At stake for Democrats is a chance to be relevant again, highlighting their dream of shaping a New South politically.
Already South Carolina has shaped the Democratic presidential debate, as candidates weighed in after the racially motivated slaying last June of nine African-Americans in a Charleston church and, subsequently, the removal of the Confederate flag from the State House grounds.
South Carolina’s Democratic presidential primary will provide the first true test of the candidates’ appeal to black voters after votes in Iowa and New Hampshire, states with far less diversity. More than half of South Carolina’s Democratic voters are black, a key group of party supporters across the South.

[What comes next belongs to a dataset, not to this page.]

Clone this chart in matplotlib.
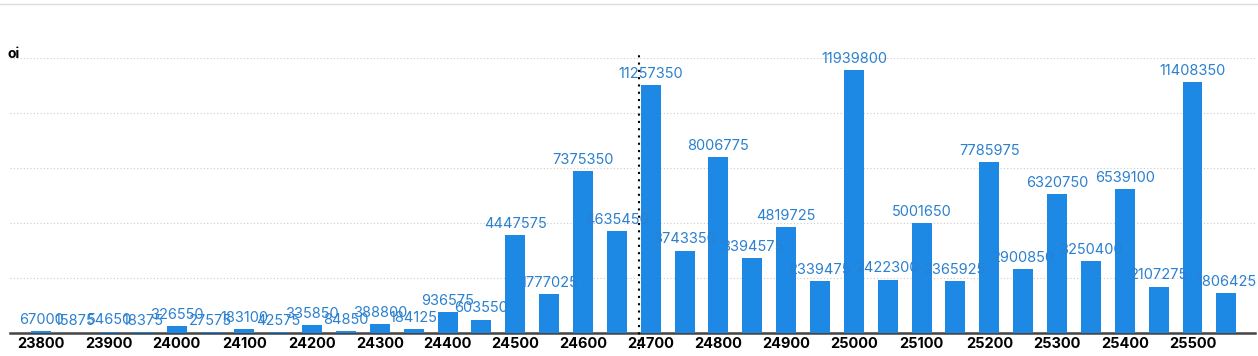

It wasn’t always so. Fifty years ago, conservative Democrats controlled South Carolina. Then, after the Democratic Party nationally pressed for civil rights, white conservatives fled to the GOP. Now Republicans are firmly in control. They’ve controlled the legislature since 2000, the governor’s office since 2002 and all other statewide offices since 2010.
Over the years, the GOP has ruptured internally. Now the interests of Christian conservatives and moderate, Chamber-of-Commerce Republicans who helped build the party are clashing with anti-establishment Libertarian and tea party voters, who have pushed the party to the right.
Whether that division will remain through this year’s GOP primary remains to be seen. Republican National Committeeman Glenn McCall of Rock Hill, S.C., predicts higher turnout among evangelical and moderate conservatives and a push for more mainline candidates. South Carolina’s GOP voters, McCall said, “will do the right thing and pick the eventual nominee.”
So far, South Carolina seems to be favoring less establishment candidates. Donald Trump has led every South Carolina GOP poll since July except one, which fellow non-politician Ben Carson led. In the most recent sounding, he was favored by 35 percent of likely voters, while Sens. Ted Cruz and Marco Rubio were trailing with 18 percent each.
In part, that’s because South Carolina’s changing demographics are changing its politics.
South Carolina has seen a stream of newcomers settling in the coastal communities that stretch from Myrtle Beach to Charleston to Beaufort and Hilton Head.
The socially conservative Upstate and the Piedmont region south of Charlotte have seen a political shift, too, because of newcomers.
“The state is still beet-dark red,” said The Citadel’s Buchanan. But “people moving into the state . . . are not as socially conservative as what native South Carolinians tend to be.”
“Those voters tend to be older, more conservative in terms of economics, and they also tend to come from the Northeast and upper Midwest, where social conservatism is not a big deal,” he said.
Many of these new South Carolina Republicans lean more fiscally conservative, embracing libertarian and tea party themes.
Buchanan cited U.S. Rep. John Spratt’s 2010 loss to tea party-backed Mick Mulvaney as evidence of that political shift. Spratt, a conservative Democrat, had held office for 28 years. When he lost his congressional seat, U.S. Rep. Jim Clyburn of Columbia became South Carolina’s only Democrat in Congress, representing a heavily gerrymandered, African-American district.
South Carolina Democratic Party Chairman Jaime Harrison remains hopeful, however, that Democrats can prosper in some fast-growing parts of the state. He noted that no Republicans ran for mayor of Charleston, “probably South Carolina’s most popular city, most well-known city,” last November.
“That’s a tremendous indicator that Democrats are doing something right down there,” he said.
Charleston, which Democratic President Barack Obama won in the 2008 and 2012 general elections, is a top international tourist destination, drawing more affluent residents from out of state.
Still, South Carolina Democrats struggle to remain relevant. Strong candidates for statewide office have eluded the party, giving way to embarrassments.
In 2010, an unknown, unemployed Army veteran named Alvin Greene won the Democratic nomination for U.S. Senate, then lost to Republican Sen. Jim DeMint after Democrats considered and rejected throwing Greene off the ballot.
Democrats also suffered huge losses in the state’s 2014 midterm elections.
The South Carolina Democratic Party’s first African-American chairman, Harrison has launched a statewide effort to recruit young talent into the party, providing them with guidance on how to run for office or manage campaigns.
The party’s Feb. 27 primary gives it as chance to shine in a national spotlight, he said.
Winning big in the state’s Democratic primary in 2008 propelled then-U.S. Sen. Obama to his party’s nomination, Harrison said. “Had Obama not won South Carolina in 2008, I don’t think he would be president right now.”
But that was 2008, when Obama’s historic candidacy led to record voter turnout.
Democratic front-runner Hillary Clinton has led every South Carolina poll this year by margins of 23 to 70 percentage points, largely on the basis of black support.
Whether the Democratic presidential candidates can drum up the same enthusiasm in 2016 will be a test of the party’s strength, The Citadel’s Buchanan said.
“Are black voters as excited about the Democratic nominee as they were in 2008 and 2012?” Buchanan said. “That’s a big question that remains to be answered.”